Please give feedback on the thread linked above, if you can.

MirOS #10 does come with everything needed by applications for full Unicode support though, and in contrast to OpenBSD, things really do work. This justifies calling the release like this, even with a Unicode character in its codename.

For the first time, the “tag line” comes without a “WTF?”. You may take this as a sign that we are not confused about ourselves, have gotten over the initial cause to make MirOS and now no longer merely are a team that wants to improve OpenBSD. We are a small but powerful operating system project, with goals (already met or new ones) of our own. We still track OpenBSD, but that’s no longer the focus. Benny’s girlfriend also got that right. And her mouse did attract the users, and stayed topic on the other BSDs’ websites. Wow.

The MirPorts Framework can now be used on MidnightBSD out of the box, no special patching needed. MirMake, MirCpio, MirCksum and the package tools have been updated appropriately.

However, MirLibtool support is still missing. This is trivial, I just don’t have the time to do it right now, as I should be doing the release at the moment. Still, feel free to play with it.

Yeah. I did port MirLibtool to mnbsd, and found a bug (in upstream, even) while doing it. Nicey. Both devel/glib1 (autoconf-2.13) and devel/libtool (autoconf-2.61) seem to work (regarding libtool build systems, shared library building/naming, etc.) for now. I’m a little bit unsure about shared library naming conventions, but you can follow FreeBSD’s, even though Todd Vierling and I think they are weird and/or not what one wants. (For insiders like Benny: they do not use current/age/revision, set the third number to 0.)
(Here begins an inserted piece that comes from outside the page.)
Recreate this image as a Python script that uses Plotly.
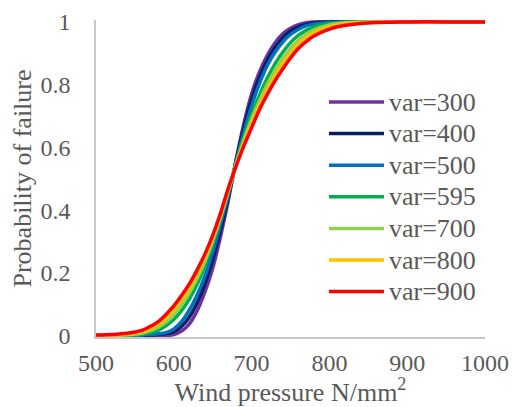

We have a new “p5” port module, which must now be referenced by any users of ${P5ARCH} which do not include the “perl” module.

pvalchev@obsd replied to my issues with the UMAC64 hash that I might want to report the bug in libgcc’s umoddi3 implementation upstream. This shall be my TODO, someone please remember me to do it (check how to reproduce on $common_os, with $latest_gcc, etc).

miod@openbsd is helping me with the tvtwo(4) card – unluckily, I’m unable to test diffs because my monitor is too small… Doesn’t anyone happen to want to give away a TFT that can do 1152x900 for free? ☺


14.03.2008 by tg@

As written in my earlier entry (still to be ok’d by benz) about GPLv3, editors/nano is okay (for now). This means that rsync 3 is probably ok to go in now too (especially since we have no patches). It’s said to be much faster and less RAM-hungry, which is especially nice.

Besides from my TODO on MirPorts (and the portable subprojects) and MidnightBSD, and the release engineering process, and my other want-to-do hobbies like hercules(4) wsfb(4) support (and an XF86 module, and emulation support for a HGC in qemu), and a couple of other things, Waldemar has made a point:

MirOS definitively needs to shift away from “we want to make OpenBSD better, and we do X, Y and Z” towards “we want to do X, Y and Z, specialise on W, support V, and while doing all that, we are of course as secure as OpenBSD and track their goodies, and by the way, we have GNOME and Frozen-Bubble”. This would give the MirOS Project an actual face, which could attract users and development capability/potential. (And it would imply a re-design of the Flyers’ and website’s content…) We’ll have to think about it, but he is probably right.

The new cksum port sets a variable HAS_CKSUM, which will be used really soon now in the MirPorts infrastructure to replace all the old cruft (_CKSUM_A, _CKSUM_SIZE, _HASHES). From RSN on, you will either have our current cksum(1) from MirOS #10 or MirPorts, or you won’t, in which case it will only use the “cksum” algorithm of the OS’ own cksum programme (which is rather ubiquitous).

We have a new sample file, “portmdoc”, and I’ve converted yet another manpage to be fixed with regards to GNU groff, like I did with mksh(1) after the R33 release. Expect this to continue.

The FSF is now mistaking that lazy moronic finnish student’s excuse for a patch management system for a version control system as well… the config.{guess,sub} files are now in git. Yuck!

Our kernel now should handle signals wrt the extended i386/amd64 ABI fine: thanks to the Debian GNU/kFreeBSD developer Aurelien “aurel32” Jarno, the direction flag (DF) is now cleared on traps.